プロジェクト発足当初より海外医学教育との交流に取り組み、ピッツバーグ大学、スタンフォード大学を経て現在はミシガン大学との双方向交流が盛んだ。

発足当初より支えてくださっている黒川清先生、赤津晴子先生、寺澤秀一先生(ER教育担当指導医)、岸本暢将先生(プレゼンテーション担当指導医)に誌面を借りて感謝を申し上げたい。

2017年度より徳田安春先生(総合内科)が沖縄に呼び戻され、プロジェクトリーダーおよびセンター長を引き継いだ。私は名誉センター長として群星沖縄の活動を見守り、引き続きサポートしている。

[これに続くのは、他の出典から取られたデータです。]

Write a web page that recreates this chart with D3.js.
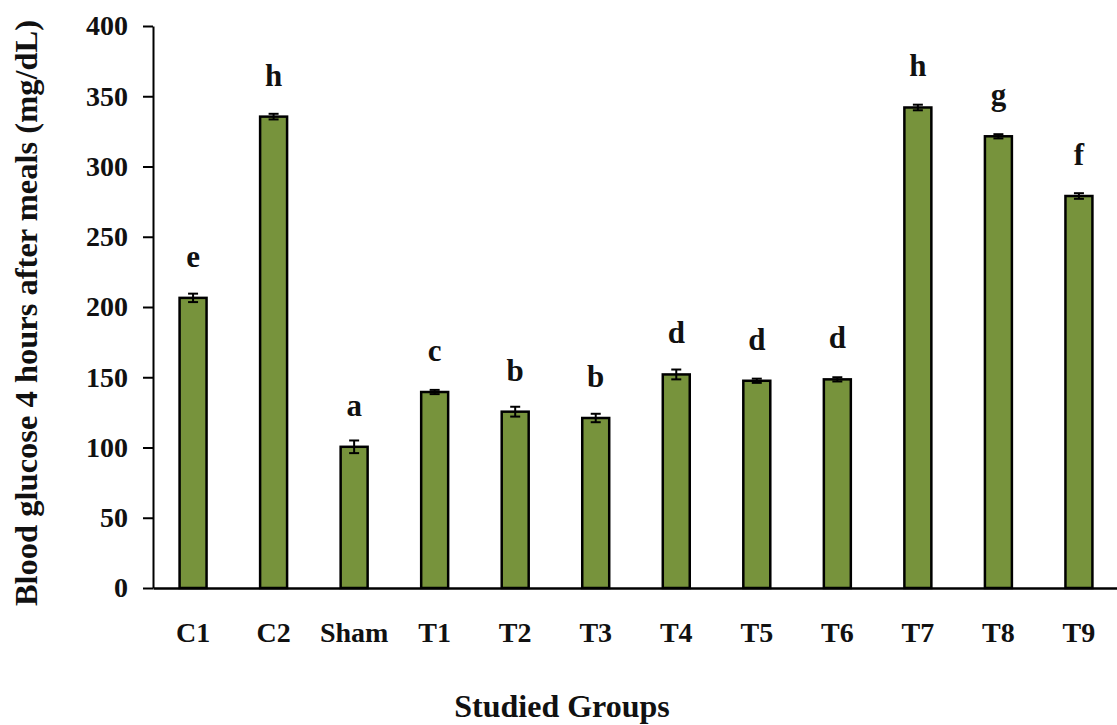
<!DOCTYPE html>
<html>
<head>
<meta charset="utf-8">
<script src="https://cdn.jsdelivr.net/npm/d3@7"></script>
<style>
  body { margin: 0; background: #fff; }
  text { font-family: "Liberation Serif", "Times New Roman", serif; font-weight: bold; fill: #111; }
</style>
</head>
<body>
<div id="chart"></div>
<script>
// data
var groups  = ["C1", "C2", "Sham", "T1", "T2", "T3", "T4", "T5", "T6", "T7", "T8", "T9"];
var glucose = [206.5, 335.5, 100.5, 139.5, 125.5, 121, 152, 147.5, 148.5, 342, 321.5, 279];
var errors  = [3, 2, 4.5, 1.5, 3.5, 3, 3.5, 1.5, 1.5, 2, 1.5, 2];
var letters = ["e", "h", "a", "c", "b", "b", "d", "d", "d", "h", "g", "f"];
var yTicks  = [0, 50, 100, 150, 200, 250, 300, 350, 400];

var width = 1117, height = 725;
var x0 = 153, x1 = 1119, yBottom = 588, yTop = 26;

var svg = d3.select("#chart").append("svg")
    .attr("width", width)
    .attr("height", height);

var data = groups.map(function(g, i) {
    return { group: g, value: glucose[i], err: errors[i], letter: letters[i] };
});

var xScale = d3.scaleBand().domain(groups).range([x0, x1]).paddingInner(0.665).paddingOuter(0.33);
var yScale = d3.scaleLinear().domain([0, 400]).range([yBottom, yTop]);

// y axis
var yAxis = svg.append("g")
    .attr("transform", "translate(" + x0 + ",0)")
    .call(d3.axisLeft(yScale).tickValues(yTicks).tickSize(10).tickPadding(15).tickSizeOuter(0));
yAxis.select(".domain").attr("stroke", "#000").attr("stroke-width", 2);
yAxis.selectAll(".tick line").attr("stroke", "#000").attr("stroke-width", 2);
yAxis.selectAll(".tick text").attr("font-size", "28px").attr("fill", "#111");

// bars
svg.selectAll("rect.bar")
    .data(data)
    .enter()
    .append("rect")
    .attr("class", "bar")
    .attr("x", d => xScale(d.group))
    .attr("y", d => yScale(d.value))
    .attr("width", xScale.bandwidth())
    .attr("height", d => yBottom - yScale(d.value))
    .attr("fill", "#77933C")
    .attr("stroke", "#000")
    .attr("stroke-width", 2.5);

// error bars
var eb = svg.selectAll("g.err")
    .data(data)
    .enter()
    .append("g")
    .attr("class", "err")
    .attr("stroke", "#000")
    .attr("stroke-width", 2);

eb.append("line")
    .attr("x1", d => xScale(d.group) + xScale.bandwidth() / 2)
    .attr("x2", d => xScale(d.group) + xScale.bandwidth() / 2)
    .attr("y1", d => yScale(d.value - d.err))
    .attr("y2", d => yScale(d.value + d.err));

[-1, 1].forEach(function(s) {
    eb.append("line")
        .attr("x1", d => xScale(d.group) + xScale.bandwidth() / 2 - 5)
        .attr("x2", d => xScale(d.group) + xScale.bandwidth() / 2 + 5)
        .attr("y1", d => yScale(d.value + s * d.err))
        .attr("y2", d => yScale(d.value + s * d.err));
});

// significance letters
svg.selectAll("text.letter")
    .data(data)
    .enter()
    .append("text")
    .attr("class", "letter")
    .attr("x", d => xScale(d.group) + xScale.bandwidth() / 2)
    .attr("y", d => yScale(d.value) - 31)
    .attr("text-anchor", "middle")
    .attr("font-size", "31px")
    .text(d => d.letter);

// x axis
var xAxis = svg.append("g")
    .attr("transform", "translate(0," + yBottom + ")")
    .call(d3.axisBottom(xScale).tickSize(0).tickPadding(34));
xAxis.select(".domain").attr("stroke", "#000").attr("stroke-width", 2.5);
xAxis.selectAll(".tick text").attr("font-size", "28px").attr("fill", "#111");

// axis titles
svg.append("text")
    .attr("transform", "translate(37,313) rotate(-90)")
    .attr("text-anchor", "middle")
    .attr("font-size", "32.5px")
    .text("Blood glucose 4 hours after meals (mg/dL)");

svg.append("text")
    .attr("x", 562)
    .attr("y", 717)
    .attr("text-anchor", "middle")
    .attr("font-size", "32px")
    .text("Studied Groups");
</script>
</body>
</html>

人生に第2章があるとしたら、生まれ変われるのなら、また指導医として研修医と共に臨床を学び、社会貢献できる医師人生を送ることを念じている。

宮城 征四郎 みやぎ・せいしろう

1964年新潟大学卒業。1969年京都大学大学院博士課程修了。1970年コペンハーゲン大学にWHOフェロー、1974年コロラド州立大学総合病院に留学。1972年沖縄県立中部病院に勤務、1996年同院病院長に就任。2003年群星沖縄臨床研修センター長、2017年より現職。「ドクターの肖像」2000年9月号に登場。2011年「Dr.宮城のクリニカルパールズ」のモデルに。

※ドクターズマガジン2024年1月号に掲載するためにご執筆いただいたものです。